Talking about Sachin, how big an influence has he been, not just in your cricketing career, but in your life too?

Ajit: Well, I think for me, he has been the biggest influence. I was a 20-year-old boy when I got picked as a Mumbai cricket team player. Soon, I got a chance to hang out with Sachin, who was already a veteran. While training with Achrekar Sir, we never met, as he was 4 years my senior. We barely knew each other then. He used to come for practice, but we never interacted. After joining the Indian team, we got along really well, maybe, because of our mother tongue and because we were both from Mumbai. So, I think we were very familiar with each other; our habits were similar, and these little things helped us to connect well. And, yes, the fact that we spent months together, thanks to all the matches, strengthened our friendship.

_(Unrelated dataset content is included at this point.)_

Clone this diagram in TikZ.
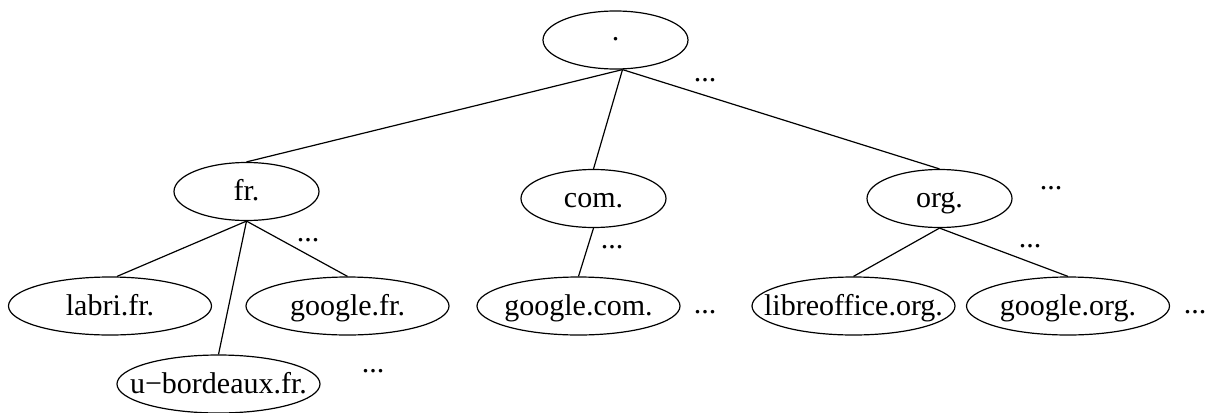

Your message to the parenting community . . .

Ajit: Raj is 10 right now, and has already started behaving as if he is 16. Like if we are discussing something, he also participates and says, “Well, that’s my perception”, and we respect that. So, we think it’s a beautiful age and we are actually looking forward to his teenage tantrums. We think it’s going to be fun. We plan holidays every year together and play some board games, and let me tell you we are all very competitive, though I usually win (chuckles). We try and give as much time to each other as we can. And I can actually see the difference in his behaviour. When one of us is at home, he becomes very relaxed. I guess that’s what every parent should aim to do.

Fatima: For all the parents out there, we just want to tell you that it’s okay if your child is making a mistake. But, please don’t be quick to generalise, don’t be quick to judge or assume things. Don’t go on a rant and give them life lessons. Just listen. And, if they are sorry, accept it. Most of all, don’t feel bad if your children make you look less perfect. Just let them be, because that is the only way they are meant to be.